Material supplied ::
§ §

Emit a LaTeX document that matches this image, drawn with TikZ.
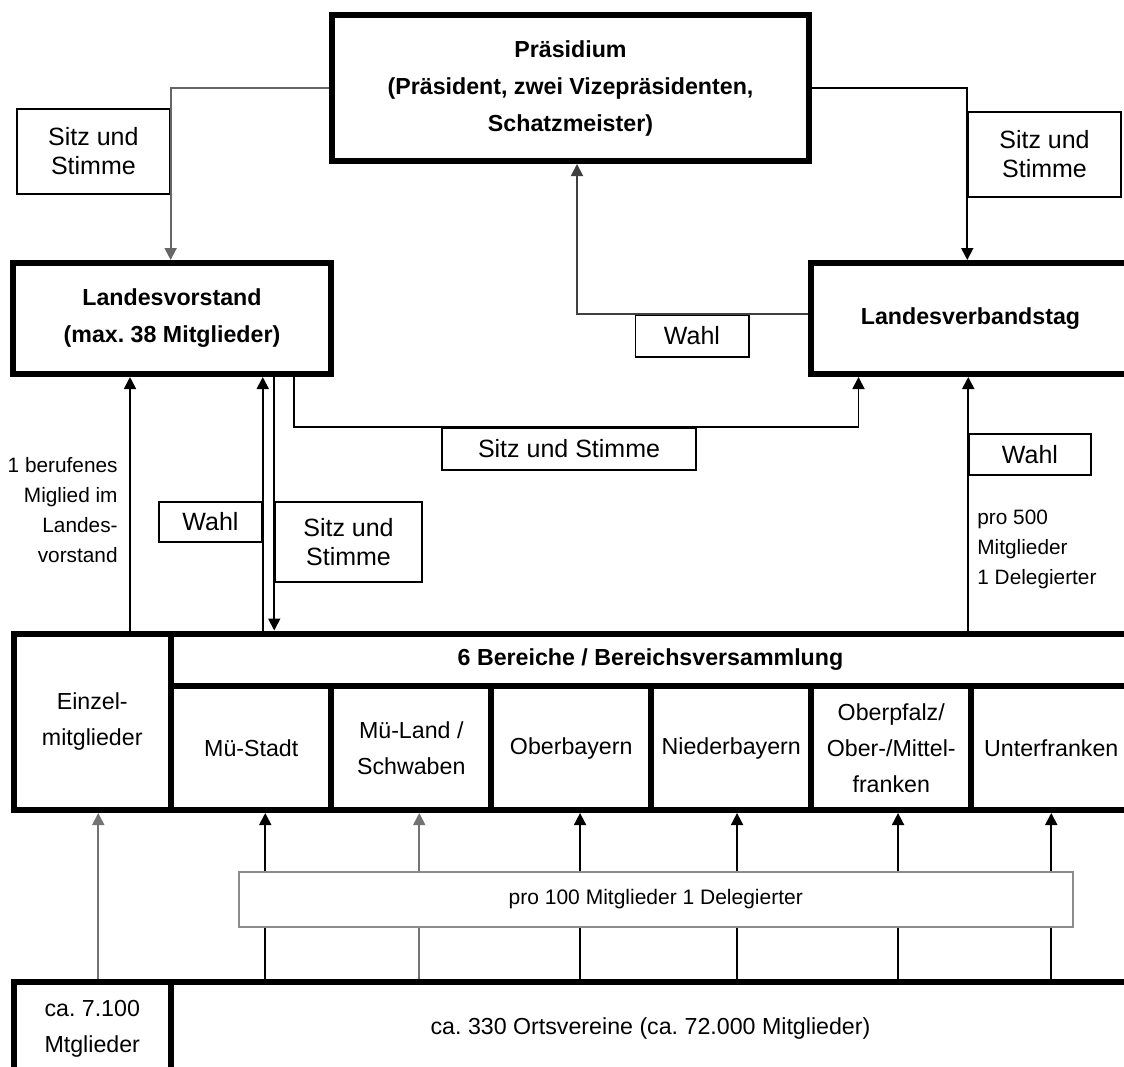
\documentclass[tikz,border=0pt]{standalone}
\usepackage{fontspec}
\setmainfont{Liberation Sans}
\usepackage{xcolor}
\usepackage{tikz}
\usetikzlibrary{arrows.meta}
\frenchspacing
\tikzset{
    bigbox/.style={rectangle, draw, line width=3pt, fill=white, inner sep=0pt, align=center, font=\fontsize{11.6}{18.5}\selectfont\bfseries},
    unitbox/.style={rectangle, draw, line width=3pt, inner sep=0pt, align=center, minimum width=80pt, minimum height=62pt, font=\fontsize{11.6}{18}\selectfont},
    labelbox/.style={rectangle, draw, line width=0.75pt, fill=white, inner sep=0pt, align=center, font=\fontsize{12.5}{14.5}\selectfont},
    note/.style={inner sep=0pt, font=\fontsize{10.4}{15}\selectfont},
    arrow/.style={-{Triangle[length=6pt, width=6pt]}, line width=0.9pt}
}

\begin{document}
\begin{tikzpicture}[x=0.5pt, y=-0.5pt]
            \useasboundingbox (0,0) rectangle (1124,1066);

            \node (praes) [bigbox, minimum width=238.5pt, minimum height=73pt] at (570.5,88) {Präsidium\\(Präsident, zwei Vizepräsidenten,\\Schatzmeister)};
            \node (lvorst) [bigbox, minimum width=158.75pt, minimum height=55.5pt] at (172,318.5) {Landesvorstand\\(max. 38 Mitglieder)};
            \node (lvtag) [bigbox, minimum width=159.5pt, minimum height=55.5pt] at (970.5,318.5) {Landesverbandstag};

            \node (einzel) [unitbox, minimum width=78.75pt, minimum height=88.25pt] at (92.25,721.75) {Einzel-\\mitglieder};
            \node (header) [bigbox, minimum width=479.5pt, minimum height=26.25pt] at (650.5,659.75) {6 Bereiche / Bereichsversammlung};
            \node (mstadt) [unitbox] at (251.25,748) {Mü-Stadt};
            \node (mland) [unitbox] at (411.25,748) {Mü-Land /\\Schwaben};
            \node (obb) [unitbox] at (571.25,748) {Oberbayern};
            \node (ndb) [unitbox] at (731.25,748) {Niederbayern};
            \node (opf) [unitbox] at (891.25,748) {Oberpfalz/\\Ober-/Mittel-\\franken};
            \node (ufr) [unitbox] at (1051.25,748) {Unterfranken};

            \node (mtgl) [unitbox, minimum width=78.75pt, minimum height=47pt] at (92.25,1028.5) {ca. 7.100\\Mtglieder};
            \node (ortsv) [unitbox, minimum width=479.5pt, minimum height=47pt] at (650.5,1028.5) {ca. 330 Ortsvereine (ca. 72.000 Mitglieder)};

            \node (sitzL) [labelbox, minimum width=76.5pt, minimum height=42.5pt] at (93.4,151.5) {Sitz und\\Stimme};
            \node (sitzR) [labelbox, minimum width=76.5pt, minimum height=42.5pt] at (1044.5,154.5) {Sitz und\\Stimme};
            \node (wahlTop) [labelbox, minimum width=56.75pt, minimum height=21pt] at (692,336) {Wahl};
            \node (sitzMid) [labelbox, minimum width=127pt, minimum height=21pt] at (569,449) {Sitz und Stimme};
            \node (wahlL) [labelbox, minimum width=51.5pt, minimum height=20pt] at (210.5,522) {Wahl};
            \node (sitzL2) [labelbox, minimum width=73.5pt, minimum height=40pt] at (348.5,542) {Sitz und\\Stimme};
            \node (wahlR) [labelbox, minimum width=61pt, minimum height=20.5pt] at (1030,454.5) {Wahl};

            \node (berufen) [note, align=right, anchor=east] at (118,510) {1 berufenes\\Miglied im\\Landes-\\vorstand};
            \node (pro500) [note, align=left, anchor=west] at (977,549) {pro 500\\Mitglieder\\1 Delegierter};

            \coordinate (lvA) at ([xshift=-21pt]lvorst.south);
            \coordinate (lvB) at ([xshift=61pt]lvorst.south);
            \coordinate (lvC) at ([xshift=-56pt]lvtag.south);

            \draw[arrow, black!60] (praes.west) -| (sitzL.east |- lvorst.north);
            \draw[arrow] (praes.east) -| (sitzR.west |- lvtag.north);
            \draw[arrow, black!75] (lvtag.west |- wahlTop.north) -| ([xshift=3.25pt]praes.south);

            \draw[arrow] (lvA |- einzel.north) -- (lvA);
            \draw[arrow] (wahlL.east |- header.north) -- (wahlL.east |- lvorst.south);
            \draw[arrow] (sitzL2.west |- lvorst.south) -- (sitzL2.west |- header.north);
            \draw[arrow] (lvB) |- (lvC |- sitzMid.north) -- (lvC);
            \draw[arrow] (wahlR.west |- header.north) -- (wahlR.west |- lvtag.south);

            \draw[arrow, black!55] ([xshift=3pt]mtgl.north) -- ([xshift=3pt]einzel.south);
            \draw[arrow] ([xshift=7pt]mstadt.south |- ortsv.north) -- ([xshift=7pt]mstadt.south);
            \draw[arrow, black!55] ([xshift=4pt]mland.south |- ortsv.north) -- ([xshift=4pt]mland.south);
            \draw[arrow] ([xshift=4.4pt]obb.south |- ortsv.north) -- ([xshift=4.4pt]obb.south);
            \draw[arrow] ([xshift=2.9pt]ndb.south |- ortsv.north) -- ([xshift=2.9pt]ndb.south);
            \draw[arrow] ([xshift=3.4pt]opf.south |- ortsv.north) -- ([xshift=3.4pt]opf.south);
            \draw[arrow] (ufr.south |- ortsv.north) -- (ufr.south);

            \node (deleg) [labelbox, draw=black!45, line width=1pt, minimum width=416.8pt, minimum height=27.5pt, font=\fontsize{10.5}{12}\selectfont] at (655.8,899.5) {pro 100 Mitglieder 1 Delegierter};
        \end{tikzpicture}
\end{document}
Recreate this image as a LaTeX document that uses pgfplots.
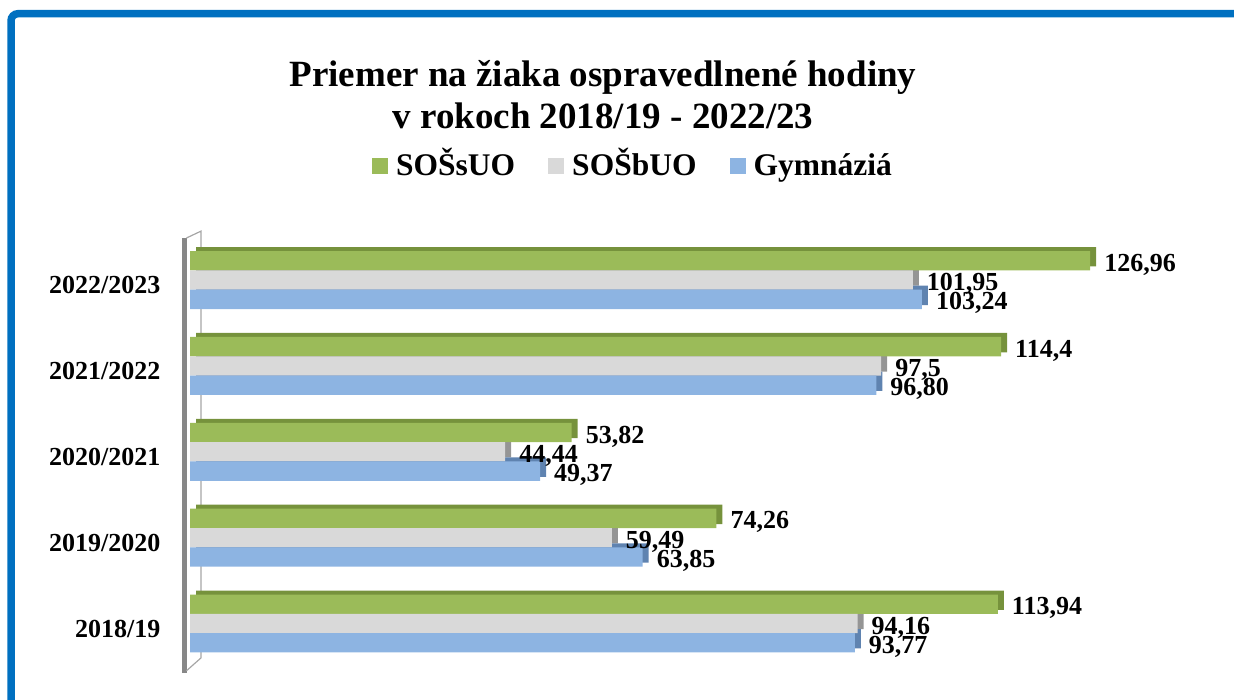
\documentclass[border=0pt]{standalone}
\usepackage{fontspec}
\setmainfont{Liberation Serif}
\usepackage{pgfplots}
\usepackage{pgfplotstable}
\pgfplotsset{compat=1.18}
\definecolor{cgreen}{HTML}{9BBB59}
\definecolor{cgreendark}{HTML}{76923C}
\definecolor{cgrey}{HTML}{D9D9D9}
\definecolor{cgreydark}{HTML}{959595}
\definecolor{cblue}{HTML}{8DB4E2}
\definecolor{cbluedark}{HTML}{5F83B0}
\definecolor{wallgray}{HTML}{878787}
\definecolor{wallback}{HTML}{A6A6A6}
\definecolor{frameblue}{HTML}{0070C0}

\pgfplotstableread{
y val lab
0 126.96 126,96
1 114.4 114,4
2 53.82 53,82
3 74.26 74,26
4 113.94 113,94
}\tgreen
\pgfplotstableread{
y val lab
0 101.95 101,95
1 97.5 97,5
2 44.44 44,44
3 59.49 59,49
4 94.16 94,16
}\tgrey
\pgfplotstableread{
y val lab
0 103.24 103,24
1 96.80 96,80
2 49.37 49,37
3 63.85 63,85
4 93.77 93,77
}\tblue

\pgfplotsset{
  sqlegend/.style={legend image code/.code={\fill[##1] (0pt,-6.5pt) rectangle (16pt,9.5pt);}},
  vlabels/.style={point meta=explicit symbolic, nodes near coords,
    nodes near coords style={anchor=base west, inner sep=0pt, xshift=14pt, yshift=-10.5pt,
      font=\fontsize{26}{26}\selectfont\bfseries, text=black}},
}

\begin{document}
\begin{tikzpicture}
\useasboundingbox (0,0) rectangle (1234pt,700pt);
\draw[color=frameblue, line width=7.5pt, rounded corners=7pt] (11pt,-40pt) -- (11pt,686.3pt) -- (1290pt,686.3pt);
\begin{axis}[
  at={(184.5pt,27pt)}, anchor=south west,
  scale only axis, width=998pt, height=435pt,
  xmin=-0.78, xmax=140, ymin=-0.49, ymax=4.576,
  y dir=reverse,
  xbar, bar width=19.3pt,
  axis x line=none, axis y line*=left,
  y axis line style={line width=5pt, color=wallgray, -},
  ytick={0,1,2,3,4},
  yticklabels={2022/2023,2021/2022,2020/2021,2019/2020,2018/19},
  major tick length=0pt,
  yticklabel style={font=\fontsize{26}{26}\selectfont\bfseries, anchor=base east, inner sep=0pt, xshift=-24pt, yshift=-13.5pt},
  clip=false,
  title={Priemer na žiaka ospravedlnené hodiny\\v rokoch 2018/19 - 2022/23},
  title style={at={(0.4193,1.3938)}, anchor=north, inner sep=0pt, align=center, font=\fontsize{37}{42}\selectfont\bfseries},
  legend columns=3,
  legend style={at={(0.4484,1.1609)}, anchor=center, draw=none, fill=none, inner sep=0pt,
    font=\fontsize{31.5}{32}\selectfont\bfseries,
    nodes={inner sep=0pt, text height=22pt, text depth=7pt},
    /tikz/every even column/.append style={column sep=33pt},
    /tikz/every odd column/.append style={column sep=8pt}},
  legend cell align=left,
]
% back wall edge
\draw[wallback, line width=1.2pt] (axis cs:-0.5,-0.49) -- (axis cs:1.55,-0.57) -- (axis cs:1.55,4.40) -- (axis cs:-0.5,4.55);
% depth faces
\addplot[fill=cgreendark, draw=none, bar shift=23.3pt, xshift=6pt, forget plot] table[x=val,y=y] {\tgreen};
\addplot[fill=cgreydark, draw=none, bar shift=4pt, xshift=6pt, forget plot] table[x=val,y=y] {\tgrey};
\addplot[fill=cbluedark, draw=none, bar shift=-15.3pt, xshift=6pt, forget plot] table[x=val,y=y] {\tblue};
% front faces
\addplot[fill=cgreen, draw=none, bar shift=19.3pt, sqlegend, vlabels] table[x=val,y=y,meta=lab] {\tgreen};
\addlegendentry{SOŠsUO}
\addplot[fill=cgrey, draw=none, bar shift=0pt, sqlegend, vlabels] table[x=val,y=y,meta=lab] {\tgrey};
\addlegendentry{SOŠbUO}
\addplot[fill=cblue, draw=none, bar shift=-19.3pt, sqlegend, vlabels] table[x=val,y=y,meta=lab] {\tblue};
\addlegendentry{Gymnáziá}
\end{axis}
\end{tikzpicture}
\end{document}
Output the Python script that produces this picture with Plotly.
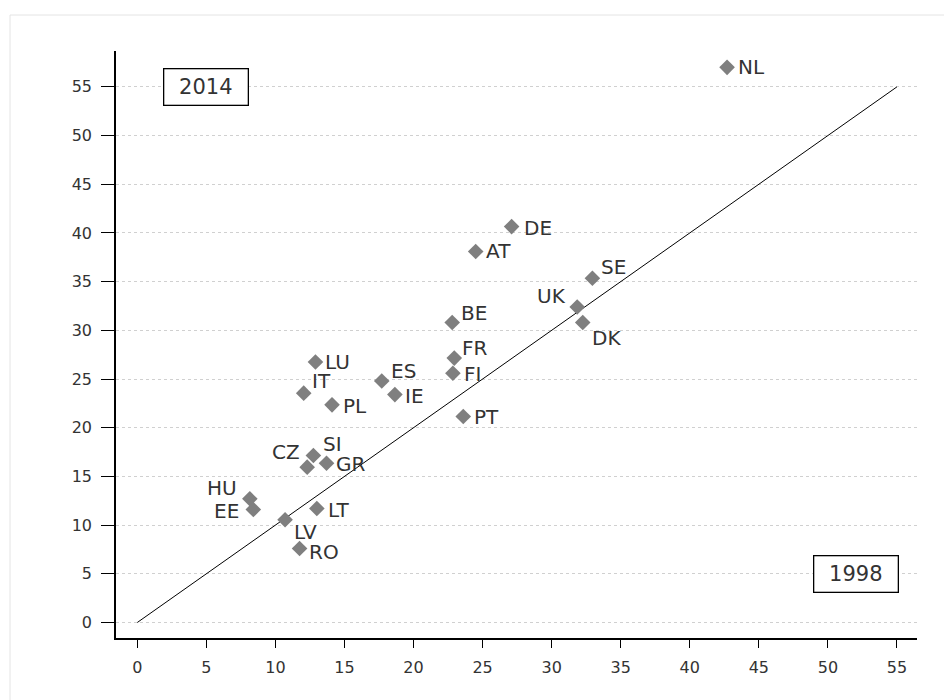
import plotly.graph_objects as go

# ---- data ----
countries = ["NL", "DE", "AT", "SE", "UK", "DK", "BE", "FR", "FI", "LU", "ES", "IT",
             "IE", "PL", "PT", "SI", "CZ", "GR", "HU", "EE", "LT", "LV", "RO"]
x1998 = [42.7, 27.1, 24.5, 32.95, 31.85, 32.25, 22.8, 22.95, 22.85, 12.9, 17.7, 12.05,
         18.65, 14.1, 23.6, 12.75, 12.3, 13.7, 8.15, 8.4, 13.0, 10.7, 11.75]
y2014 = [57.0, 40.65, 38.1, 35.35, 32.4, 30.8, 30.8, 27.15, 25.6, 26.75, 24.8, 23.55,
         23.4, 22.35, 21.15, 17.15, 15.95, 16.35, 12.7, 11.6, 11.7, 10.55, 7.6]
diag = [0, 55]
tick_vals = [0, 5, 10, 15, 20, 25, 30, 35, 40, 45, 50, 55]

# label placement (style): anchor, x offset px, y offset px (up positive)
label_pos = {
    "NL": ("left", 13, 0), "DE": ("left", 14, -1), "AT": ("left", 12, 0),
    "SE": ("left", 11, 11), "UK": ("right", -11, 11), "DK": ("left", 11, -15),
    "BE": ("left", 11, 10), "FR": ("left", 10, 10), "FI": ("left", 13, -1),
    "LU": ("left", 12, 0), "ES": ("left", 11, 10), "IT": ("left", 10, 12),
    "IE": ("left", 12, -1), "PL": ("left", 13, -1), "PT": ("left", 13, 0),
    "SI": ("left", 12, 11), "CZ": ("right", -7, 15), "GR": ("left", 11, -1),
    "HU": ("right", -13, 11), "EE": ("right", -14, -1), "LT": ("left", 13, -1),
    "LV": ("left", 11, -12), "RO": ("left", 11, -4),
}

FONT = "DejaVu Sans"
TXT = "#333333"

fig = go.Figure()
fig.add_trace(go.Scatter(x=diag, y=diag, mode="lines",
                         line=dict(color="black", width=1), hoverinfo="skip",
                         showlegend=False))
fig.add_trace(go.Scatter(x=x1998, y=y2014, mode="markers", text=countries,
                         marker=dict(symbol="diamond", size=12, color="#7f7f7f",
                                     line=dict(width=0)),
                         showlegend=False))

annotations = []
for c, xv, yv in zip(countries, x1998, y2014):
    anc, dx, dy = label_pos[c]
    annotations.append(dict(
        x=xv, y=yv, text=c, showarrow=False, xanchor=anc, yanchor="middle",
        xshift=dx - 4 if anc == "left" else dx + 2, yshift=dy,
        font=dict(family=FONT, size=20, color=TXT)))

for txt, xv, yv in [("2014", 5.0, 55), ("1998", 52.05, 5)]:
    annotations.append(dict(
        x=xv, y=yv, text=txt, showarrow=False, xanchor="center", yanchor="middle",
        width=81, height=33, borderpad=1, bordercolor="black", borderwidth=1.3,
        bgcolor="white", font=dict(family=FONT, size=21, color=TXT)))

# the page body adds an 8px offset, so the figure is 8px smaller on each axis
fig.update_layout(
    width=944, height=692,
    margin=dict(l=108, r=35, t=43, b=62),
    paper_bgcolor="white", plot_bgcolor="white",
    font=dict(family=FONT, size=16, color=TXT),
    annotations=annotations,
    shapes=[dict(type="rect", xref="paper", yref="paper",
                 x0=-0.1323, x1=1.05, y0=-0.2, y1=1.0613,
                 line=dict(color="#e4e4e4", width=1), layer="below")],
    showlegend=False,
)
fig.update_xaxes(range=[-1.54, 56.45], tickvals=tick_vals, showgrid=False,
                 zeroline=False, showline=True, linecolor="black", linewidth=1.5,
                 ticks="outside", ticklen=8, tickwidth=1.3, tickcolor="black",
                 ticklabelstandoff=6,
                 tickfont=dict(family=FONT, size=16, color=TXT))
fig.update_yaxes(range=[-1.59, 58.68], tickvals=tick_vals, showgrid=True,
                 gridcolor="#d0d0d0", gridwidth=1, griddash="dot",
                 zeroline=False, showline=True, linecolor="black", linewidth=1.5,
                 ticks="outside", ticklen=13, tickwidth=1.3, tickcolor="black",
                 ticklabelstandoff=6,
                 tickfont=dict(family=FONT, size=16, color=TXT))

fig.write_html("out.html")
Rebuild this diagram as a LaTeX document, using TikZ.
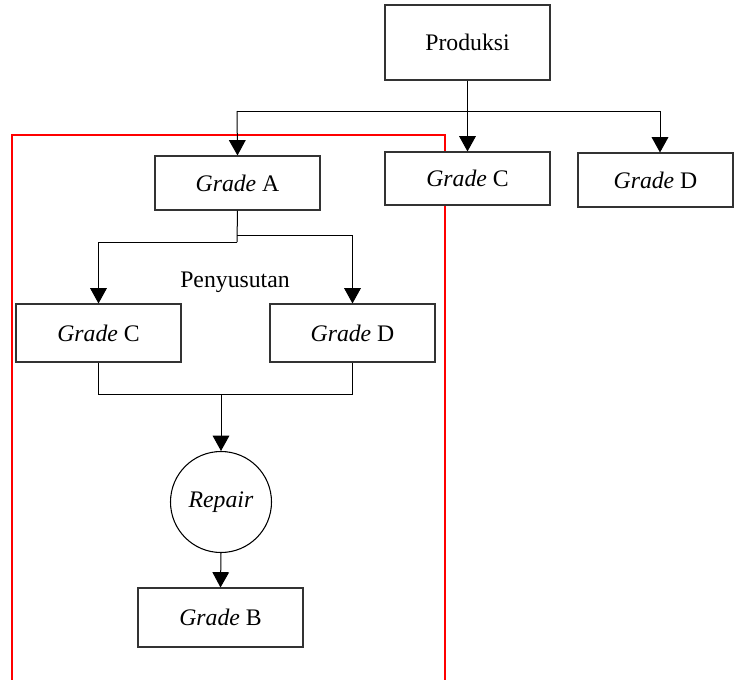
\documentclass[tikz,border=0pt]{standalone}
\usepackage{fontspec}
\setmainfont{Liberation Serif}
\usetikzlibrary{arrows.meta}
\begin{document}
\begin{tikzpicture}[x=0.75pt,y=-0.75pt,
  font=\fontsize{17.8}{21}\selectfont,
  box/.style={draw=black!80, line width=0.8pt, fill=white, rectangle, inner sep=0pt, minimum width=123.75pt},
  conn/.style={draw=black, line width=0.75pt},
  arr/.style={conn, -{Triangle[length=11.5pt,width=12.5pt]}},
  redframe/.style={draw=red, line width=1.6pt}]
\useasboundingbox (0,0) rectangle (736,679);
% red frame (open at bottom)
\draw[redframe] (12,680) -- (12,135) -- (445,135) -- (445,680);
% nodes
\node[box, minimum height=56.25pt] (prod) at (467.5,42.5) {Produksi};
\node[box, minimum height=39.75pt] (gc1) at (467.5,178.5) {\textit{Grade} C};
\node[box, minimum width=116.25pt, minimum height=40.5pt] (gd1) at (655.5,180) {\textit{Grade} D};
\node[box, minimum height=40.5pt] (ga) at (237.5,183) {\textit{Grade} A};
\node[box, minimum height=43.5pt] (gc2) at (98.5,333) {\textit{Grade} C};
\node[box, minimum height=43.5pt] (gd2) at (352.5,333) {\textit{Grade} D};
\node[draw=black, line width=0.8pt, circle, inner sep=0pt, minimum size=75.75pt] (rep) at (221,502) {\textit{Repair}};
\node[box, minimum height=44.25pt] (gb) at (220.5,617.5) {\textit{Grade} B};
\node (peny) at (235,282) {Penyusutan};
% top distribution
\coordinate (hl) at (237,111);
\coordinate (hm) at (467.5,111);
\coordinate (hr) at (660,111);
\draw[arr] (prod.south) -- (gc1.north);
\draw[conn] (hl) -- (hr);
\draw[arr] (hl) -- (ga.north);
\draw[arr] (hr) -- (hr |- gd1.north);
% Grade A split
\coordinate (al) at (237,242);
\coordinate (ar) at (237,235);
\draw[conn] (ga.south) -- (al);
\draw[arr] (al) -- (98.5,242) -- (gc2.north);
\draw[arr] (ar) -- (352.5,235) -- (gd2.north);
% merge
\coordinate (mm) at (221,394);
\draw[conn] (gc2.south) -- (98.5,394) -- (352.5,394) -- (gd2.south);
\draw[arr] (mm) -- (rep.north);
\draw[arr] (rep.south) -- (gb.north);
\end{tikzpicture}
\end{document}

§ §

Instructions to follow :: Return every line above in which the string "with" occurs.

Solution to this exercise ::
Emit a LaTeX document that matches this image, drawn with TikZ.
Output the Python script that produces this picture with Plotly.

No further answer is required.